--- begin DATASET ENTRIES ---

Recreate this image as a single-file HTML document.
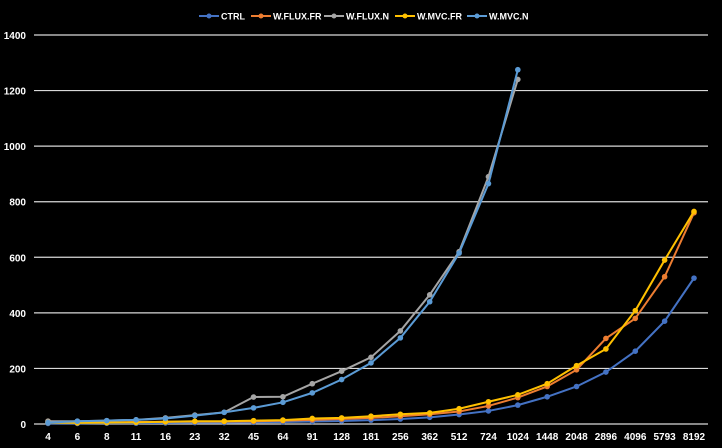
<!DOCTYPE html>
<html><head><meta charset="utf-8"><style>
html,body{margin:0;padding:0;background:#000;}
svg{display:block;font-family:"Liberation Sans",sans-serif;}
</style></head><body>
<svg id="chart" width="722" height="448">
<g id="grid"></g>
<g id="yticks"></g>
<g id="xticks"></g>
<g id="series"></g>
<g id="legend"></g>
</svg>
<script>
const categories=["4","6","8","11","16","23","32","45","64","91","128","181","256","362","512","724","1024","1448","2048","2896","4096","5793","8192"];
const yTicks=[0,200,400,600,800,1000,1200,1400];
const ctrl=[2,2,3,3,4,5,5,6,7,9,11,14,18,24,34,47,68,98,135,187,262,370,525];
const fluxFr=[10,5,6,7,8,9,9,10,12,15,18,22,28,35,45,65,95,135,195,308,380,530,760];
const fluxN=[10,10,12,15,22,32,42,97,98,145,190,240,335,465,620,890,1240];
const mvcFr=[5,4,5,6,8,10,10,12,14,20,22,28,35,40,55,80,105,145,210,270,408,590,765];
const mvcN=[5,10,12,15,20,30,42,58,78,112,160,220,310,440,615,865,1275];
const seriesNames=["CTRL","W.FLUX.FR","W.FLUX.N","W.MVC.FR","W.MVC.N"];
const seriesColors=["#4472C4","#ED7D31","#A5A5A5","#FFC000","#5B9BD5"];
const seriesData=[ctrl,fluxFr,fluxN,mvcFr,mvcN];
const X0=48,X1=694,Y0=424,Y1=35,YMAX=1400;
function xs(i){return X0+i*(X1-X0)/(categories.length-1);}
function ys(v){return Y0-v*(Y0-Y1)/YMAX;}
const NS="http://www.w3.org/2000/svg";
function mk(t,a,p){const e=document.createElementNS(NS,t);for(const k in a)e.setAttribute(k,a[k]);p.appendChild(e);return e;}
const grid=document.getElementById('grid'),yt=document.getElementById('yticks'),xt=document.getElementById('xticks'),sg=document.getElementById('series'),lg=document.getElementById('legend');
yTicks.forEach(v=>{
 const l=mk('line',{x1:X0-14,x2:X1+14,y1:ys(v),y2:ys(v),stroke:"#d9d9d9","stroke-width":1.2},grid);
 
 
 const t=mk('text',{x:26,y:ys(v)+4,fill:"#fff","font-size":10,"text-anchor":"end","font-weight":"bold"},yt);
 t.textContent=v;
 
 
});
categories.forEach((c,i)=>{
 const t=mk('text',{x:xs(i),y:440,fill:"#fff","font-size":10,"text-anchor":"middle","font-weight":"bold"},xt);
 t.textContent=c;
 
 
});
seriesData.forEach((d,s)=>{
 const g=mk('g',{},sg);
 
 
 const pts=d.map((v,i)=>xs(i)+","+ys(v)).join(" ");
 mk('polyline',{points:pts,fill:"none",stroke:seriesColors[s],"stroke-width":2},g);
 d.forEach((v,i)=>{
  const c=mk('circle',{cx:xs(i),cy:ys(v),r:2.8,fill:seriesColors[s]},g);
  
  
 });
});
const lx=[199,251,324,395,467];
seriesNames.forEach((n,s)=>{
 const g=mk('g',{},lg);
 
 
 mk('line',{x1:lx[s],x2:lx[s]+20,y1:16,y2:16,stroke:seriesColors[s],"stroke-width":2},g);
 mk('circle',{cx:lx[s]+10,cy:16,r:2.5,fill:seriesColors[s]},g);
 const t=mk('text',{x:lx[s]+22,y:19.5,fill:"#fff","font-size":9,"font-weight":"bold"},g);
 t.textContent=n;
});
</script>
</body></html>
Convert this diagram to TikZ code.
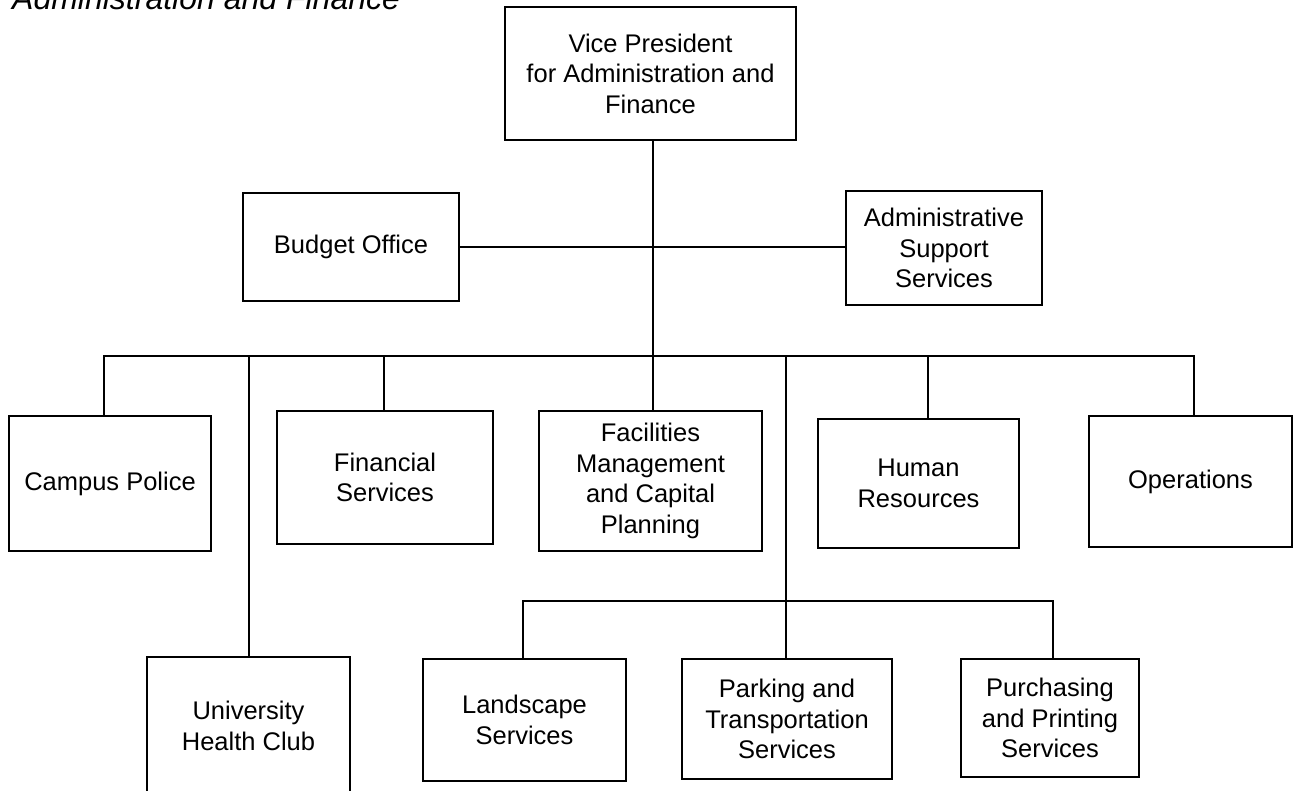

--- end DATASET ENTRIES ---

**OBJECTIVE**
Write out each entry exactly as given, omitting any picture.

**RESPONSE TO THIS TASK**
Recreate this image as a single-file HTML document.
<!DOCTYPE html>
<html><head><meta charset="utf-8"><style>
html,body{margin:0;padding:0;background:#000;}
svg{display:block;font-family:"Liberation Sans",sans-serif;}
</style></head><body>
<svg id="chart" width="722" height="448">
<g id="grid"></g>
<g id="yticks"></g>
<g id="xticks"></g>
<g id="series"></g>
<g id="legend"></g>
</svg>
<script>
const categories=["4","6","8","11","16","23","32","45","64","91","128","181","256","362","512","724","1024","1448","2048","2896","4096","5793","8192"];
const yTicks=[0,200,400,600,800,1000,1200,1400];
const ctrl=[2,2,3,3,4,5,5,6,7,9,11,14,18,24,34,47,68,98,135,187,262,370,525];
const fluxFr=[10,5,6,7,8,9,9,10,12,15,18,22,28,35,45,65,95,135,195,308,380,530,760];
const fluxN=[10,10,12,15,22,32,42,97,98,145,190,240,335,465,620,890,1240];
const mvcFr=[5,4,5,6,8,10,10,12,14,20,22,28,35,40,55,80,105,145,210,270,408,590,765];
const mvcN=[5,10,12,15,20,30,42,58,78,112,160,220,310,440,615,865,1275];
const seriesNames=["CTRL","W.FLUX.FR","W.FLUX.N","W.MVC.FR","W.MVC.N"];
const seriesColors=["#4472C4","#ED7D31","#A5A5A5","#FFC000","#5B9BD5"];
const seriesData=[ctrl,fluxFr,fluxN,mvcFr,mvcN];
const X0=48,X1=694,Y0=424,Y1=35,YMAX=1400;
function xs(i){return X0+i*(X1-X0)/(categories.length-1);}
function ys(v){return Y0-v*(Y0-Y1)/YMAX;}
const NS="http://www.w3.org/2000/svg";
function mk(t,a,p){const e=document.createElementNS(NS,t);for(const k in a)e.setAttribute(k,a[k]);p.appendChild(e);return e;}
const grid=document.getElementById('grid'),yt=document.getElementById('yticks'),xt=document.getElementById('xticks'),sg=document.getElementById('series'),lg=document.getElementById('legend');
yTicks.forEach(v=>{
 const l=mk('line',{x1:X0-14,x2:X1+14,y1:ys(v),y2:ys(v),stroke:"#d9d9d9","stroke-width":1.2},grid);
 
 
 const t=mk('text',{x:26,y:ys(v)+4,fill:"#fff","font-size":10,"text-anchor":"end","font-weight":"bold"},yt);
 t.textContent=v;
 
 
});
categories.forEach((c,i)=>{
 const t=mk('text',{x:xs(i),y:440,fill:"#fff","font-size":10,"text-anchor":"middle","font-weight":"bold"},xt);
 t.textContent=c;
 
 
});
seriesData.forEach((d,s)=>{
 const g=mk('g',{},sg);
 
 
 const pts=d.map((v,i)=>xs(i)+","+ys(v)).join(" ");
 mk('polyline',{points:pts,fill:"none",stroke:seriesColors[s],"stroke-width":2},g);
 d.forEach((v,i)=>{
  const c=mk('circle',{cx:xs(i),cy:ys(v),r:2.8,fill:seriesColors[s]},g);
  
  
 });
});
const lx=[199,251,324,395,467];
seriesNames.forEach((n,s)=>{
 const g=mk('g',{},lg);
 
 
 mk('line',{x1:lx[s],x2:lx[s]+20,y1:16,y2:16,stroke:seriesColors[s],"stroke-width":2},g);
 mk('circle',{cx:lx[s]+10,cy:16,r:2.5,fill:seriesColors[s]},g);
 const t=mk('text',{x:lx[s]+22,y:19.5,fill:"#fff","font-size":9,"font-weight":"bold"},g);
 t.textContent=n;
});
</script>
</body></html>
Convert this diagram to TikZ code.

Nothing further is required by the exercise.